The most striking statement came from Rep. Nancy Mace (R-SC), a Republican member who said: "I will not support troops on the ground in Iran, even more so after this briefing." Her comment indicates that the briefing, which was intended to reassure lawmakers, may have had the opposite effect on at least some Republicans. Rep. Mike Rogers (R-AL), the Armed Services Committee chair and a consistent war supporter, acknowledged frustration in the room but distinguished his criticism from opposition to Operation Epic Fury itself, demanding officials "deliver substantive information" to oversight committees. Fox News covered the bipartisan frustration through the lens of the Republican demand for better briefings rather than war opposition.
The White House responded by stating the administration has conducted 20 bipartisan briefings since the war began and that Trump's objectives — targeting Iran's military capabilities and preventing nuclear weapons development — remain clear. Officials described the additional troop deployments, including the 82nd Airborne's Immediate Response Force ordered to the Middle East this week, as giving Trump "options" rather than pre-authorizing specific actions. The explanation did not satisfy members who wanted specificity about what conditions would trigger ground force employment and how the administration defines military success.

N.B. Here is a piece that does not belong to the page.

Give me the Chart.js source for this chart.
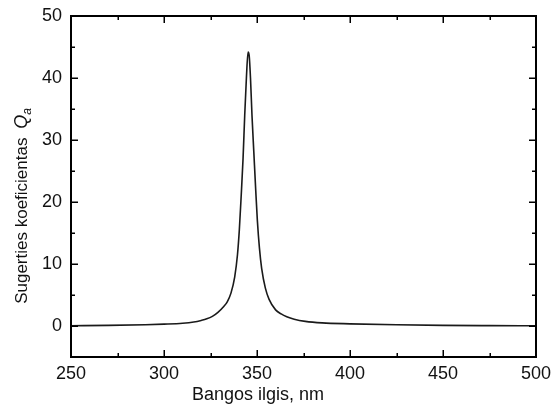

The briefing tensions reflect a broader congressional frustration that has built over nearly four weeks of war without a single public hearing, three failed war powers votes, and a conflict whose stated objectives have expanded substantially since February 28. Sen. Chris Murphy and other Democratic members have demanded public hearings. Republican members like Mace represent a faction within the GOP — currently small but potentially significant if casualties or costs mount — that supports the anti-Iran objective but is deeply skeptical of any ground force commitment. The administration's simultaneous pursuit of the 15-point peace plan and military buildup has created genuine strategic ambiguity that even administration allies find difficult to explain to constituents.
Left-Leaning Emphasis
- NBC News framed the briefing frustrations as evidence of a systematic failure of democratic accountability — the administration has fought off three war powers votes, refused public hearings, and cannot provide a coherent strategic rationale even in classified settings, raising fundamental questions about what the U.S. is fighting for.
- Left-leaning coverage highlighted the contradiction between the 82nd Airborne deployment orders and the simultaneous peace plan transmission, arguing this dual-track incoherence is exactly what lawmakers were frustrated by — officials could not explain the relationship between military escalation and diplomatic progress.
Right-Leaning Emphasis
- Fox News and Breitbart framed the congressional frustration as a governance communication problem rather than a strategic failure — arguing that the classified briefing format limits what can be shared and that Trump's record of operational success (90% reduction in Iranian attacks, two-thirds of production facilities destroyed) demonstrates strategic competence even if the narrative is difficult to communicate publicly.
- Right-leaning coverage noted that GOP Rep. Sessions' demand that the administration 'figure out' whether the goal is opening the Strait or eliminating Iran's nuclear desire reflects legitimate questions about sequencing rather than opposition to the mission — treating it as constructive oversight rather than political dissent.